El Toro stands behind a field of mustard during a break in a recent rainstorm.

Just when you think our South Valley can’t get any lovelier now that our golden hills have turned green, out of the cold and rain of winter (well, sort of—it’s been a strange year!) burst forth brilliant yellow flowers spreading like soft coverlets over our hills and vales.
It’s mustard flower season, and although I understand that these gems are edible (albeit sharp and peppery when raw and a bit bitter of leaf when cooked), I prefer to simply gaze upon them in the distance and hope their radiance will last for just a few weeks more.
These merry harbingers of our approaching spring bring an awareness of outdoors, making me feel like dancing through the fields of flowers like a child, although that’s probably not such a great idea at my (ahem!) age or when those sunny yellow blooms grow amongst vineyard rows and behind wooden or barbed wire fences.
However, an open field of mustard is nearly irresistible if you’re lucky enough to have a couple of small kiddos around adventurous enough to play amongst the cheerful blossoms and their accompanying bees. And if you, like me, are fond of taking pictures of said kiddos, then you have the makings of a great afternoon outing.
A few years ago, during one of those blow-out Super Bowl games when the only good parts left were the commercials, my older daughter and I found an open field full of blossoming mustard, and we set my two young granddaughters loose. We didn’t stay long but there was time enough to capture images and make some wonderful memories of the little ones playing in the late afternoon sun.
I have my mother to thank for bringing me up to appreciate the full beauty of nature. When I was small, my parents bundled me into the back seat of the family auto and off we’d go to find picturesque scenes for my mother to capture on her old German-made SLR Pilot Super camera. My dad developed the pictures at home in the kitchen, which he turned into a darkroom with a special red light and pungent chemicals.

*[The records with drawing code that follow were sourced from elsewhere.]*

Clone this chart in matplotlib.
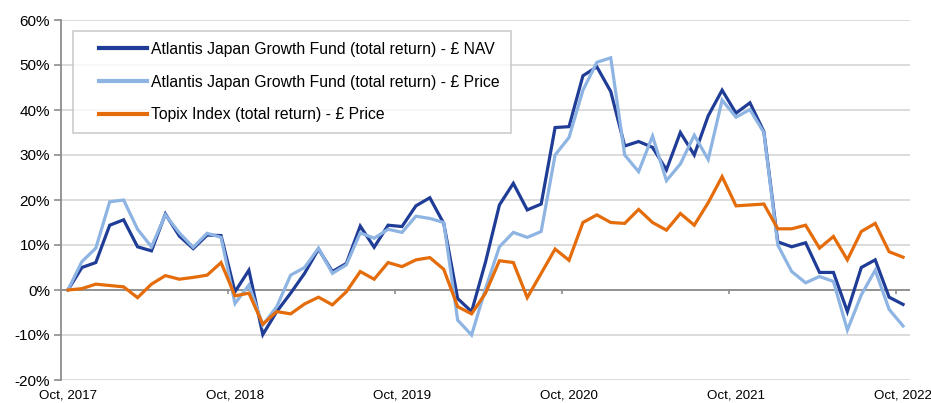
import matplotlib
matplotlib.use("Agg")
import matplotlib.pyplot as plt
from matplotlib.ticker import FuncFormatter
from matplotlib.legend_handler import HandlerLine2D

# cumulative total return in %, monthly from Oct 2017 to Oct 2022
months = ["Oct, 2017", "Oct, 2018", "Oct, 2019", "Oct, 2020", "Oct, 2021", "Oct, 2022"]

nav = [0, 5.0, 6.1, 14.4, 15.6, 9.6, 8.7, 16.9, 12.0, 9.2, 12.2, 12.1,
       -0.4, 4.4, -9.9, -4.8, -0.7, 3.7, 9.1, 4.1, 5.9, 14.2, 9.5, 14.4,
       14.1, 18.7, 20.5, 14.8, -1.9, -4.8, 6.2, 18.9, 23.7, 17.8, 19.1, 36.1,
       36.3, 47.6, 49.6, 44.1, 32.0, 33.0, 31.7, 26.7, 35.0, 30.0, 38.7, 44.4,
       39.3, 41.6, 35.2, 10.7, 9.6, 10.5, 3.9, 3.9, -4.8, 5.0, 6.7, -1.6, -3.2]

price = [0, 6.3, 9.3, 19.6, 20.0, 13.5, 9.6, 16.7, 12.7, 9.5, 12.6, 11.7,
         -3.0, 1.1, -7.8, -3.7, 3.3, 5.0, 9.3, 3.7, 5.6, 12.7, 11.5, 13.5,
         12.8, 16.4, 15.9, 15.0, -6.7, -10.0, 0.3, 9.6, 12.8, 11.7, 13.0, 30.0,
         33.9, 44.4, 50.6, 51.6, 30.0, 26.3, 34.2, 24.3, 28.0, 34.4, 29.0, 42.2,
         38.4, 40.1, 35.0, 10.0, 4.1, 1.6, 3.0, 1.9, -8.9, -1.1, 4.4, -4.3, -8.0]

topix = [0, 0.3, 1.3, 1.0, 0.7, -1.7, 1.3, 3.2, 2.4, 2.8, 3.3, 6.1,
         -1.3, -0.7, -7.6, -4.8, -5.3, -3.1, -1.6, -3.3, -0.4, 4.1, 2.4, 6.1,
         5.2, 6.7, 7.2, 4.6, -3.7, -5.3, -0.7, 6.5, 6.1, -1.7, 3.7, 9.1,
         6.6, 15.0, 16.7, 15.0, 14.8, 17.9, 15.0, 13.3, 17.0, 14.4, 19.4, 25.2,
         18.7, 18.9, 19.1, 13.6, 13.6, 14.4, 9.3, 11.9, 6.7, 13.0, 14.8, 8.5, 7.3]

labels = ["Atlantis Japan Growth Fund (total return) - \u00a3 NAV",
          "Atlantis Japan Growth Fund (total return) - \u00a3 Price",
          "Topix Index (total return) - \u00a3 Price"]
colors = ["#1f3c96", "#8db4e2", "#e46c0a"]


class InsetLine(HandlerLine2D):
    # leave some empty room left of the legend line, like Excel does
    def create_artists(self, legend, orig, xdescent, ydescent, width, height, fontsize, trans):
        pad = 11
        return super().create_artists(legend, orig, xdescent - pad, ydescent, width - pad,
                                      height, fontsize, trans)


plt.rcParams['font.family'] = ['Liberation Sans', 'DejaVu Sans']

fig = plt.figure(figsize=(9.31, 4.03), dpi=100)
ax = fig.add_axes([61 / 931, 1 - 380 / 403, 849 / 931, 360 / 403])

x = list(range(len(nav)))
for series, lab, col in zip([nav, price, topix], labels, colors):
    ax.plot(x, series, color=col, lw=2.3, label=lab, solid_joinstyle='miter')

ax.set_xlim(-0.5, len(nav) - 0.5)
ax.set_ylim(-20, 60)
ax.set_yticks(range(-20, 61, 10))
ax.yaxis.set_major_formatter(FuncFormatter(lambda v, p: f"{v:.0f}%"))
ax.grid(axis='y', color='#d9d9d9', lw=1.3)
ax.set_axisbelow(True)

# zero line with tick marks between categories, as in Excel
ax.axhline(0, color='#8c8c8c', lw=1.3, zorder=1)
yearly = [i * 12 - 0.5 for i in range(1, 6)]
ax.vlines(yearly, -0.9, 0, color='#8c8c8c', lw=1.2, zorder=1)

ax.set_xticks(range(0, len(nav), 12))
ax.set_xticklabels(months, fontsize=9.6)
ax.tick_params(axis='x', length=0, pad=7)
ax.tick_params(axis='y', length=5, width=1.2, color='#8c8c8c', labelsize=11, pad=3)

for s in ['top', 'right', 'bottom']:
    ax.spines[s].set_visible(False)
ax.spines['left'].set_color('#8c8c8c')
ax.spines['left'].set_linewidth(1.3)

leg = ax.legend(loc='upper left', bbox_to_anchor=(12 / 849, 349 / 360), fontsize=11.3,
                frameon=True, fancybox=False, handlelength=4.0, handletextpad=0.3,
                labelspacing=1.12, borderpad=0.7, borderaxespad=0,
                handler_map={matplotlib.lines.Line2D: InsetLine()})
leg.get_frame().set_edgecolor('#bfbfbf')
leg.get_frame().set_linewidth(1.2)
for ln in leg.get_lines():
    ln.set_linewidth(3)

fig.savefig("out.png", dpi=100)
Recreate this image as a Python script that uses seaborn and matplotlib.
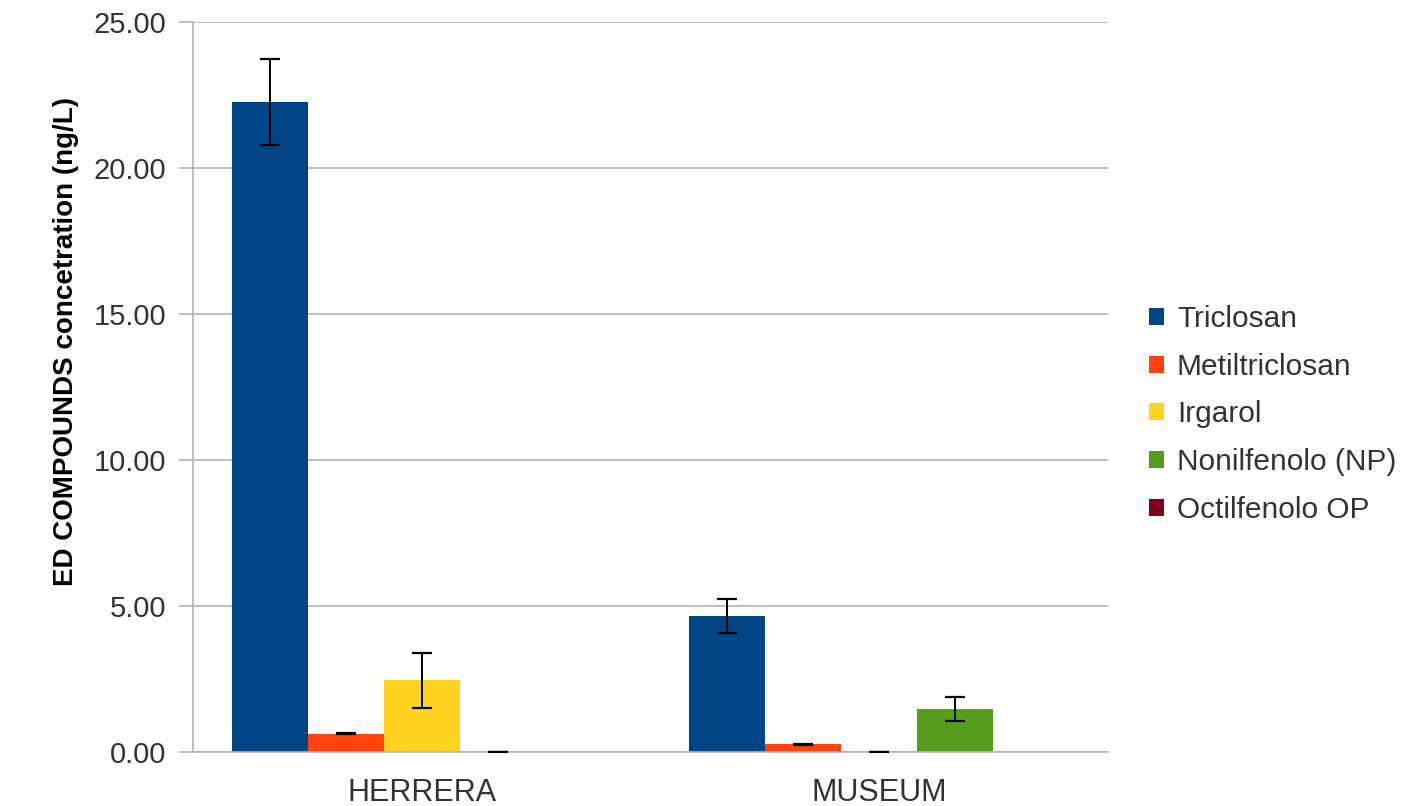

When our family moved to the South Valley in the early ’80s, my mom delighted in this time of year: winter, with its rich colors and rapidly changing vistas. Grabbing her camera—a modern rendition of her old Pilot—we’d set out to find bare-limbed trees growing in interesting shapes with light and shadow deepening her images. She loved trees and barns and windmills, but most of all she loved mustard flowers in winter.
Although I didn’t realize it at the time, she inspired in me the same excitement that came over her on a fine, “weatherly” day when a watery sun plays hide-and-seek with clouds racing across the late afternoon sky. When the sun turns its brilliance upon those mustard fields, nature doesn’t get too much more dolled up than that.